>> START Records to process

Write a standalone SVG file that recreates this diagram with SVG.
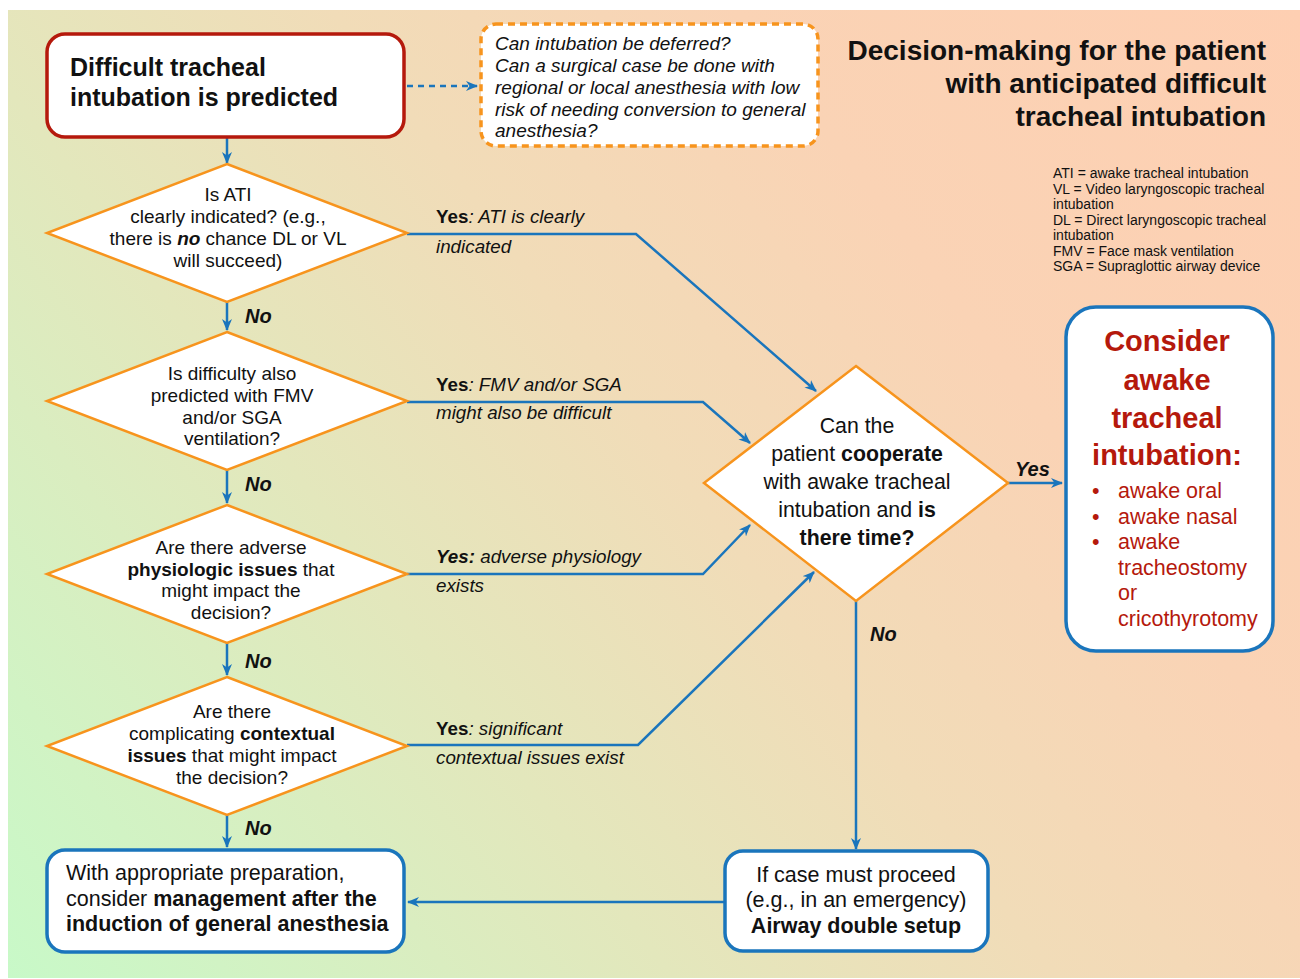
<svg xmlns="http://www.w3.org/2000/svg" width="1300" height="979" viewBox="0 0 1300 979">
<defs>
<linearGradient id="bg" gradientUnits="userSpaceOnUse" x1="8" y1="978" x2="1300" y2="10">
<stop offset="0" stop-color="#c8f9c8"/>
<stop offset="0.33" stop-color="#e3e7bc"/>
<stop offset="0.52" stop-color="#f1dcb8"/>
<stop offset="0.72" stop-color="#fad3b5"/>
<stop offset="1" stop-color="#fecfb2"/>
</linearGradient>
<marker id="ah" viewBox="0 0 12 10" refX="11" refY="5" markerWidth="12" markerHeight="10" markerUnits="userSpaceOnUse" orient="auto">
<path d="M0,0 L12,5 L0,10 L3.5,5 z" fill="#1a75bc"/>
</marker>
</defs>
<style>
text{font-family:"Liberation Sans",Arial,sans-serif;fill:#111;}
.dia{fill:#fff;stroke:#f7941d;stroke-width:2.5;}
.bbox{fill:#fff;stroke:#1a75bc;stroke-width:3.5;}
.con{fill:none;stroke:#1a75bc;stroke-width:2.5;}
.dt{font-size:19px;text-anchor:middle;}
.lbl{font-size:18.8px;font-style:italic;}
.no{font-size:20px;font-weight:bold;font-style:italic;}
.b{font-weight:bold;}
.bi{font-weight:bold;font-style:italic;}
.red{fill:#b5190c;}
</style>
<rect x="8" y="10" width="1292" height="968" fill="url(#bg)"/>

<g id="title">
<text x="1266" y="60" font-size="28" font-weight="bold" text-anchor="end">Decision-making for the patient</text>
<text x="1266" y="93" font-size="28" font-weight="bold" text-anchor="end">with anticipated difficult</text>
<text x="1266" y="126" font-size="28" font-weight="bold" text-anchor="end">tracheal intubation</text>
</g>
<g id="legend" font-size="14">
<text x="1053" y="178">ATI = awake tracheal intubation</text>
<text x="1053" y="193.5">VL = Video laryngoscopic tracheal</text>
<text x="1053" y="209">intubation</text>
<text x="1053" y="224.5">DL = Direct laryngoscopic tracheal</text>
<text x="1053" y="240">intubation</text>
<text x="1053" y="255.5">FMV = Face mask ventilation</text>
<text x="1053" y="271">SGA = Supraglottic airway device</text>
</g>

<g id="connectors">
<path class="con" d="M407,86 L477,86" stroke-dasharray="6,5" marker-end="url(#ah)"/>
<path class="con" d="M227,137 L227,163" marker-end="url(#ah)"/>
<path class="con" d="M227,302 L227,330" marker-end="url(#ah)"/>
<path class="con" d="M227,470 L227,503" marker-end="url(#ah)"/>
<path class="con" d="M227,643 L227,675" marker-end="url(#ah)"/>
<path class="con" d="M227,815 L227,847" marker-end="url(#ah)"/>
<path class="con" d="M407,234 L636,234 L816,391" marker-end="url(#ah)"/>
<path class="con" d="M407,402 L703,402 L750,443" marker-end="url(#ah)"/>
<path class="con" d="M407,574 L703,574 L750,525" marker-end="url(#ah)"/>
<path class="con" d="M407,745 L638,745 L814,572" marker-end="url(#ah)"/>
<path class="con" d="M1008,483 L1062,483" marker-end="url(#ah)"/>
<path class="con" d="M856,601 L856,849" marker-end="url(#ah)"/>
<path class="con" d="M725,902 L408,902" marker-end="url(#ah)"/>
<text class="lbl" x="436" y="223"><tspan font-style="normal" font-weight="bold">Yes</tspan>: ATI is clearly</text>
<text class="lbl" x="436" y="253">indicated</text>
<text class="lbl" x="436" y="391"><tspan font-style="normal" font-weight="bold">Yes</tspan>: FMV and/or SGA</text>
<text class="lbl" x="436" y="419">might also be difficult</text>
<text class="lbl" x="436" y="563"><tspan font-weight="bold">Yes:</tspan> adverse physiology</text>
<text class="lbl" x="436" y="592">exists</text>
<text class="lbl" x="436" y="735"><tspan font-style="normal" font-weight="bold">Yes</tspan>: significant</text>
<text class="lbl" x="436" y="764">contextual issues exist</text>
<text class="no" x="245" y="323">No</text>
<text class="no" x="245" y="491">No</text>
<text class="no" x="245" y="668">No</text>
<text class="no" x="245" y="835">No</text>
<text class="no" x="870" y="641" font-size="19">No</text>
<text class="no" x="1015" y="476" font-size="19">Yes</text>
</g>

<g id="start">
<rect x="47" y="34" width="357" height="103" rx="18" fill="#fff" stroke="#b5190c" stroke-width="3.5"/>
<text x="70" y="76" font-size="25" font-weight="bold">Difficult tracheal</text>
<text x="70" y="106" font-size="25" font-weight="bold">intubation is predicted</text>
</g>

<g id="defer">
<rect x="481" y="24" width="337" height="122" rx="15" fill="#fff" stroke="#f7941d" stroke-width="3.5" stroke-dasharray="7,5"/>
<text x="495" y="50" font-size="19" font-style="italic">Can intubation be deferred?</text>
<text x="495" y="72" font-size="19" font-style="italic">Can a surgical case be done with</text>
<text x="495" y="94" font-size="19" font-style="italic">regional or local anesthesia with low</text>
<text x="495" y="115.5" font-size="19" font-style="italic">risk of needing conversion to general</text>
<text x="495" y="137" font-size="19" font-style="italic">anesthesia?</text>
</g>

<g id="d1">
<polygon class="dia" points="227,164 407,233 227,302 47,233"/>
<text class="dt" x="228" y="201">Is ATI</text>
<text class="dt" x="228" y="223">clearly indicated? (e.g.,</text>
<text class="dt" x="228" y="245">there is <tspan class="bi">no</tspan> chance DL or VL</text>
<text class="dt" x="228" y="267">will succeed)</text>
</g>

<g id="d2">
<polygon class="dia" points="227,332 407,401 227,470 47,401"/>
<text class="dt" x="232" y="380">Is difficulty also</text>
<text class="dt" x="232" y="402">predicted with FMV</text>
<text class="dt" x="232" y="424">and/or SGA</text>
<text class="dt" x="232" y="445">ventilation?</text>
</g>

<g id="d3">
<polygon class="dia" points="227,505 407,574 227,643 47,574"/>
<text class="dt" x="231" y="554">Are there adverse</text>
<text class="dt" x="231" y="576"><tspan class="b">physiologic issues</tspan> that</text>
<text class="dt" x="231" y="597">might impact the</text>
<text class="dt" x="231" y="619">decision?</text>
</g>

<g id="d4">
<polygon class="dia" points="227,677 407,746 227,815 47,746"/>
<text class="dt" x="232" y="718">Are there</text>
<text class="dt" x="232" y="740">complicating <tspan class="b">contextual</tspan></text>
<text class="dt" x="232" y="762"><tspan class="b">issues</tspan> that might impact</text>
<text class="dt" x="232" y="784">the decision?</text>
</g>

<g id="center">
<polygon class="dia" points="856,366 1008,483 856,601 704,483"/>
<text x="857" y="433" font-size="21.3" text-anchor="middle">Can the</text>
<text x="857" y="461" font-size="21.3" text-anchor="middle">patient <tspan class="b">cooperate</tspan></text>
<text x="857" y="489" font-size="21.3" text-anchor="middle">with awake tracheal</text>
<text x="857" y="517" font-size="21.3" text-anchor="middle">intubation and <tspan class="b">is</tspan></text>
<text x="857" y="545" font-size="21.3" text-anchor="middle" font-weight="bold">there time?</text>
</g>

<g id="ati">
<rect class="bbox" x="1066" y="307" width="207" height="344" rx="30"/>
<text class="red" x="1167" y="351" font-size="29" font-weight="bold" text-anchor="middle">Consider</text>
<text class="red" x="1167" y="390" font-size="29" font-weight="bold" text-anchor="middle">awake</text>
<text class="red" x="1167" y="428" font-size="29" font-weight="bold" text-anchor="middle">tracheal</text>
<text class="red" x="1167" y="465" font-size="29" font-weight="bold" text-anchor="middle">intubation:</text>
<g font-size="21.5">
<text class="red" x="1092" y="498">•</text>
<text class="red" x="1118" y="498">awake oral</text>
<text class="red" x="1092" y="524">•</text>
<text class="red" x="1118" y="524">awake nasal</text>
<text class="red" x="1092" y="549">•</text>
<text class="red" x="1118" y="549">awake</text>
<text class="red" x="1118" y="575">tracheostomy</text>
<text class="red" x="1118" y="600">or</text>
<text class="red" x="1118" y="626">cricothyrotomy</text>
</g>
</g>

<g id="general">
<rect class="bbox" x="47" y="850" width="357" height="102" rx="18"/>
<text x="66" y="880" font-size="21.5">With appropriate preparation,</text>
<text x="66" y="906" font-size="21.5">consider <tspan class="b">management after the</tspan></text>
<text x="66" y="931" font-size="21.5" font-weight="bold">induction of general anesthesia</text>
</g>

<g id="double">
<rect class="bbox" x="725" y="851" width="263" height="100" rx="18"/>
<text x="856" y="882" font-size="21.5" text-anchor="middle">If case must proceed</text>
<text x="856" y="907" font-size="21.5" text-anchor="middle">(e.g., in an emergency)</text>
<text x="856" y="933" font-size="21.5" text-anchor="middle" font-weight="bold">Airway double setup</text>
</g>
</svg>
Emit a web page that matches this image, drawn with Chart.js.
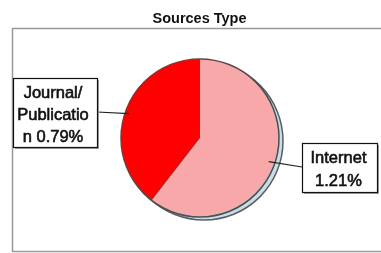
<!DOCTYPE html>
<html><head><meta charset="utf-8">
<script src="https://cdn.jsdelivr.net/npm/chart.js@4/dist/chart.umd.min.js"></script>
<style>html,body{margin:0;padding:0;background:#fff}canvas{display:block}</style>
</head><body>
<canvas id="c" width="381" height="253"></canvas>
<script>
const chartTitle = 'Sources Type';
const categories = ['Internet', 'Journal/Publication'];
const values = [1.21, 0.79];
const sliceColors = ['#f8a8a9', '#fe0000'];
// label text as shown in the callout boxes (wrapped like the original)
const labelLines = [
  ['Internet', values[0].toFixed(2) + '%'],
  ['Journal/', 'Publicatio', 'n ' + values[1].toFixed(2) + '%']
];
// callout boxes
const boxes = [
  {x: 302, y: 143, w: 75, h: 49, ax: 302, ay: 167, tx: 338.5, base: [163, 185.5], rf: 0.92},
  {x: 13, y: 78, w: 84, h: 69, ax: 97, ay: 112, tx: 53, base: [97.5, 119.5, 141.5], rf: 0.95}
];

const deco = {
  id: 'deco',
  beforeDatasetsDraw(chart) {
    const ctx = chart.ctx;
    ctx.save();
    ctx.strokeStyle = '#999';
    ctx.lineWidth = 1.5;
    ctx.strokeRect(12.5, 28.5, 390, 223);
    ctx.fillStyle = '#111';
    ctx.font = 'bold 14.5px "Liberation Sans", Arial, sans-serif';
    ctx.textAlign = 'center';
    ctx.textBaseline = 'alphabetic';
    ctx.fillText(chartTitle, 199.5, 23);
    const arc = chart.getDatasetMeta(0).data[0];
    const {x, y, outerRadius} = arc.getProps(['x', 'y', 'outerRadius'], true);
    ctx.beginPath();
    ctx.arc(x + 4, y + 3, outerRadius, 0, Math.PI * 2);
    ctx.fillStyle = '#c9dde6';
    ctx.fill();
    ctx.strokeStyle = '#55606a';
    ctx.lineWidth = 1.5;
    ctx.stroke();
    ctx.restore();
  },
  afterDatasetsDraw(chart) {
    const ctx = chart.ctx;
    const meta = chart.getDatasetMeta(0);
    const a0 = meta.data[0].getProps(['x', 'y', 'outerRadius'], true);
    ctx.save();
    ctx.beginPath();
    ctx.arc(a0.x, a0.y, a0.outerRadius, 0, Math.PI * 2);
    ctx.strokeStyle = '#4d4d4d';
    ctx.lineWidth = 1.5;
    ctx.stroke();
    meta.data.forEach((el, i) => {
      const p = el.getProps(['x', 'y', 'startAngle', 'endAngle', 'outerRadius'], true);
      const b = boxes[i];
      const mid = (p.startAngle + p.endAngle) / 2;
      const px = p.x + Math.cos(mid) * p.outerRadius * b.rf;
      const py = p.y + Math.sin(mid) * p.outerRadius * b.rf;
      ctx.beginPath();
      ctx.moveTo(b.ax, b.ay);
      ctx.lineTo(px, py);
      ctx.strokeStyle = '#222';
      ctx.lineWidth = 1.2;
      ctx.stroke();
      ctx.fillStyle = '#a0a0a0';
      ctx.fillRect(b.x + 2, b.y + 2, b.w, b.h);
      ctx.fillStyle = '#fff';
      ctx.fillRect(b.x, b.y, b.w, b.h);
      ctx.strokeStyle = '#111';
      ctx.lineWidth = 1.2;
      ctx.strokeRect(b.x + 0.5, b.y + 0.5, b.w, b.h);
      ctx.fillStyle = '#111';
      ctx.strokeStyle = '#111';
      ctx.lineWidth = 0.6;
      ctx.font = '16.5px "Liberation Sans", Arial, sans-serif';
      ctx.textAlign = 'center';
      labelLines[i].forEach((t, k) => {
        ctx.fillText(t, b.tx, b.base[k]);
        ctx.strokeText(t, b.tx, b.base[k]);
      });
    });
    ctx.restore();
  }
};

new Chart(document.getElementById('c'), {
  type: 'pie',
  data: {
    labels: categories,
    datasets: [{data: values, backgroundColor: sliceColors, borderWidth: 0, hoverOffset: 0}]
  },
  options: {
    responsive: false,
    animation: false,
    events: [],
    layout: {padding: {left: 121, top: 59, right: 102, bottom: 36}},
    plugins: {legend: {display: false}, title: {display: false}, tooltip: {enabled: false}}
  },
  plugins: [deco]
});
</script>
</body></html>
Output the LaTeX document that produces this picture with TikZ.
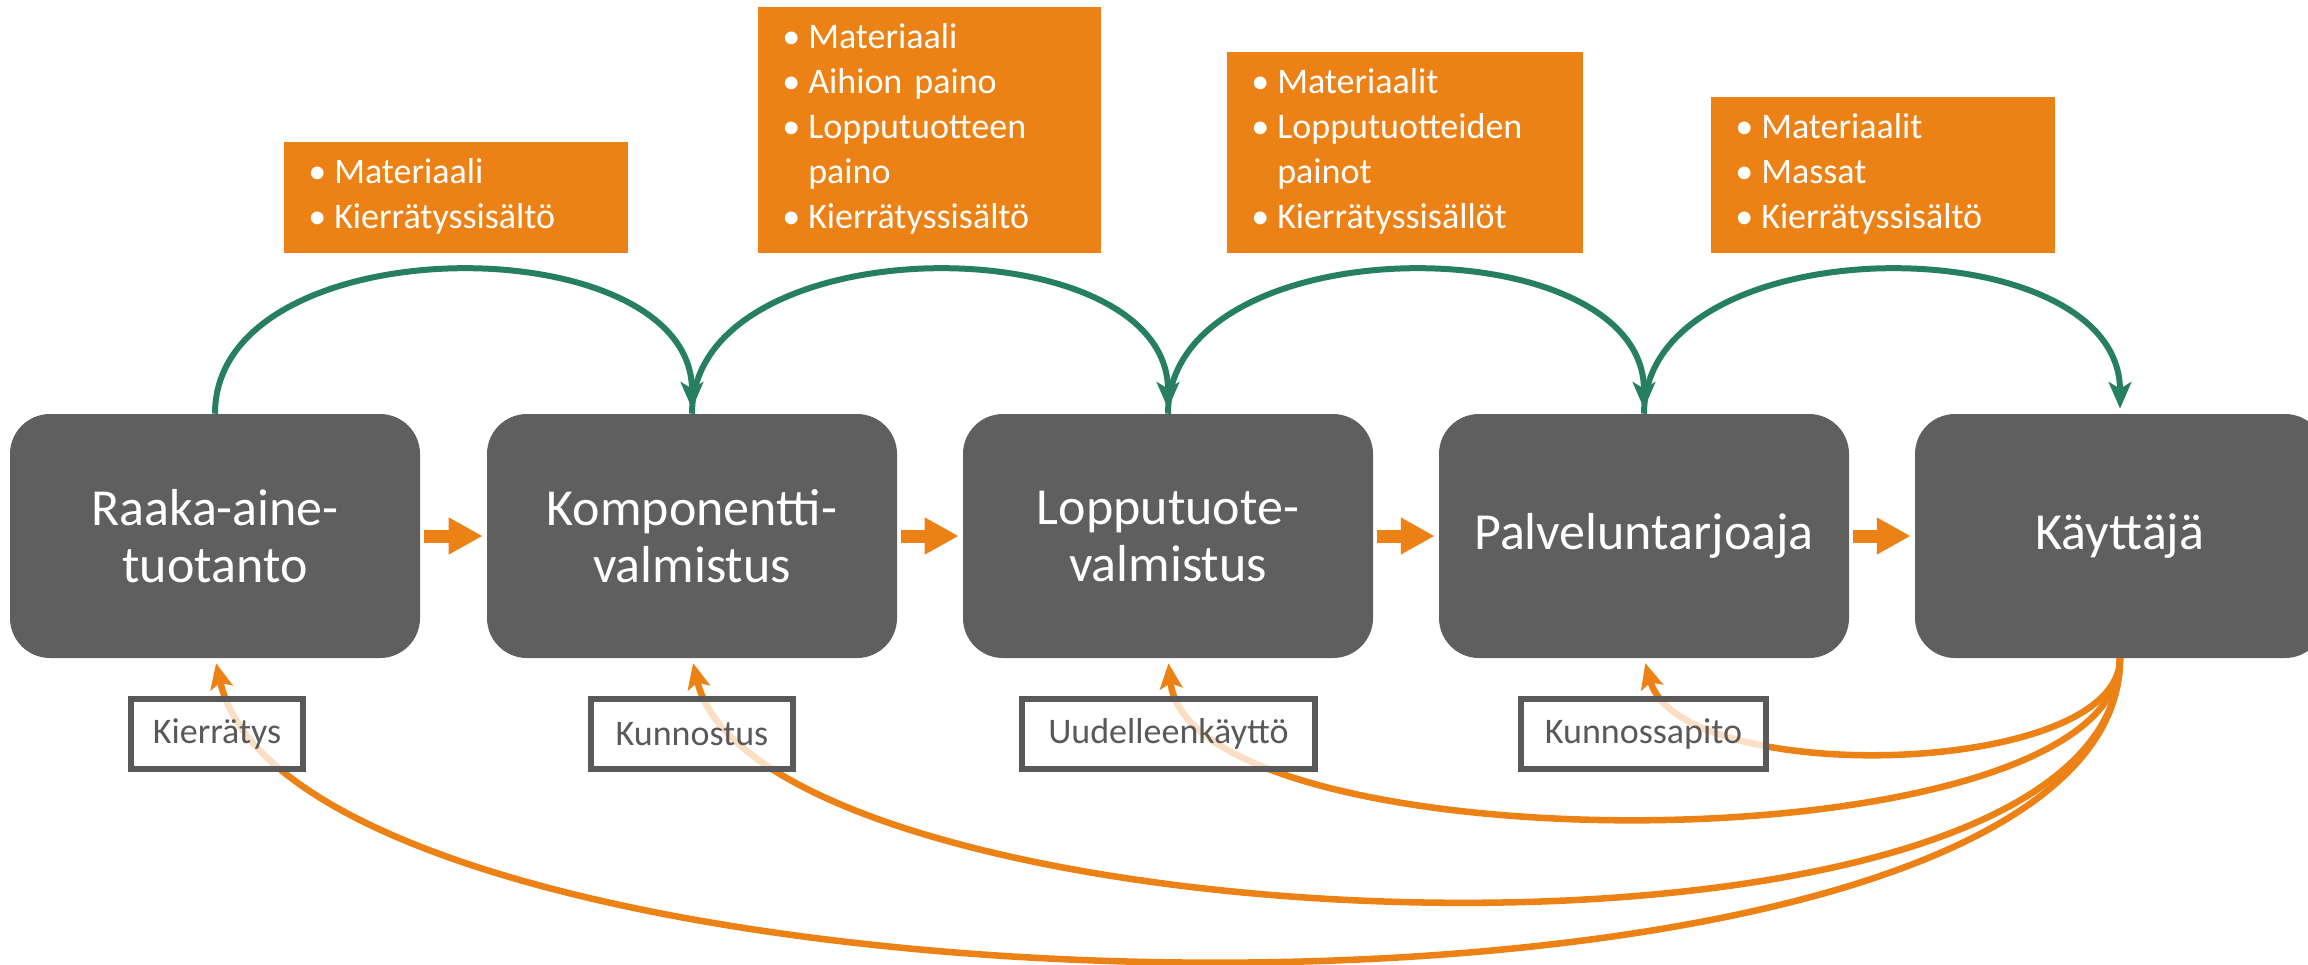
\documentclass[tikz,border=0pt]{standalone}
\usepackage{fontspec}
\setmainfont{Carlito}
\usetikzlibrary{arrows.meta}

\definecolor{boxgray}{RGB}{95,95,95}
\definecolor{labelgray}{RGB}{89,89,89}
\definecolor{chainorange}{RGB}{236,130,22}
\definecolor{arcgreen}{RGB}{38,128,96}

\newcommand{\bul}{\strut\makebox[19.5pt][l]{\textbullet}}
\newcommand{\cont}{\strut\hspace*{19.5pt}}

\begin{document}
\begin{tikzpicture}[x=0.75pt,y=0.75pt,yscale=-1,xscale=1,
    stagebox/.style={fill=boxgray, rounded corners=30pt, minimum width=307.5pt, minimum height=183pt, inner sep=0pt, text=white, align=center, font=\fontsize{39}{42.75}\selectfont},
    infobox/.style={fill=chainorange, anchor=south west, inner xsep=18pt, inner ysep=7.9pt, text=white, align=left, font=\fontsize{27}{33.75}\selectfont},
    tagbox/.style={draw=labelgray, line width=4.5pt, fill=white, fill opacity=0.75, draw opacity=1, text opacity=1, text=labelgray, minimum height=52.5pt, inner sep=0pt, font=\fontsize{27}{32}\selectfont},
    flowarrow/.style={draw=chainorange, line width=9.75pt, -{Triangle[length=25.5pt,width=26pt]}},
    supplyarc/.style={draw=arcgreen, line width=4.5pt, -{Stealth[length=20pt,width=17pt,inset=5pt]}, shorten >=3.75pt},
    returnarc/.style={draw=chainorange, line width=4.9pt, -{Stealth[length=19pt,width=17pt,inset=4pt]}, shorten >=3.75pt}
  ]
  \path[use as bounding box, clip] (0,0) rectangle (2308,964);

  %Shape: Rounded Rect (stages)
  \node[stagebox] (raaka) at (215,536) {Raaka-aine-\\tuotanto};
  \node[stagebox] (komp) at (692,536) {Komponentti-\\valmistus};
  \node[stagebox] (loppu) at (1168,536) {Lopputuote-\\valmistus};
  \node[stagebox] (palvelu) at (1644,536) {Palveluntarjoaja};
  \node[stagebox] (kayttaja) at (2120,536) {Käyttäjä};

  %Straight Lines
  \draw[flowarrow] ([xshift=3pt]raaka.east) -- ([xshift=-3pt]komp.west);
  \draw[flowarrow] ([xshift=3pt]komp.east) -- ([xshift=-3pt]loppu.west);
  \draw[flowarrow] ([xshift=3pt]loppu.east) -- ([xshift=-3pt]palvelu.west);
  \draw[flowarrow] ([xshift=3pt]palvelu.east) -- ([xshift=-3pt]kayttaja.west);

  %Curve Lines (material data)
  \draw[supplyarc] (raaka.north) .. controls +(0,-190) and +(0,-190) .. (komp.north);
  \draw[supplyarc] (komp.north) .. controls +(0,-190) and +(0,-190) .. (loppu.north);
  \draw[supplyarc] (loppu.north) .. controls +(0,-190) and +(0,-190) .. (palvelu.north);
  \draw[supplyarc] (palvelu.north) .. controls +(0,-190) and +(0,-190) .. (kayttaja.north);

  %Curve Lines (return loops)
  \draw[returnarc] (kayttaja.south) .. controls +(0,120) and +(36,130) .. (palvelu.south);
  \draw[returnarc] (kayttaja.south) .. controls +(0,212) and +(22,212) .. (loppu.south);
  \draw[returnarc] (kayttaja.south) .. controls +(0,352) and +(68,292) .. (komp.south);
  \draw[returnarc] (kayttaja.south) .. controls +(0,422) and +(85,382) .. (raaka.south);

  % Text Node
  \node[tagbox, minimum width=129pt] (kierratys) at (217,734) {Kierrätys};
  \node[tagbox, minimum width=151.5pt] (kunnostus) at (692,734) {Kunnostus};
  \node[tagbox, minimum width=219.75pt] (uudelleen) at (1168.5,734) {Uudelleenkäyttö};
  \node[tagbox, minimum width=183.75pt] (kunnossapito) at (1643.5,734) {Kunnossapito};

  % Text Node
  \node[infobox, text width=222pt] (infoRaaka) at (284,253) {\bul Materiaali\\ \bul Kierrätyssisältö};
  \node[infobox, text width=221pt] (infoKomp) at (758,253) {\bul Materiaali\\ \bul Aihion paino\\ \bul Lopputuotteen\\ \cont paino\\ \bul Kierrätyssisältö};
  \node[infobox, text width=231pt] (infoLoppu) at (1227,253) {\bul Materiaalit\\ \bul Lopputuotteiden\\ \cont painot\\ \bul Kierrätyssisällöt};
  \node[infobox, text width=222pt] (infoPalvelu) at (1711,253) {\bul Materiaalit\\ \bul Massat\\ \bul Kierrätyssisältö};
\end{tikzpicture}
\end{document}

>> END Records to process

» **Required work**: For the entries above, state how many lines contain the word "standalone". Provide the number by itself.

» **Written reply**: 2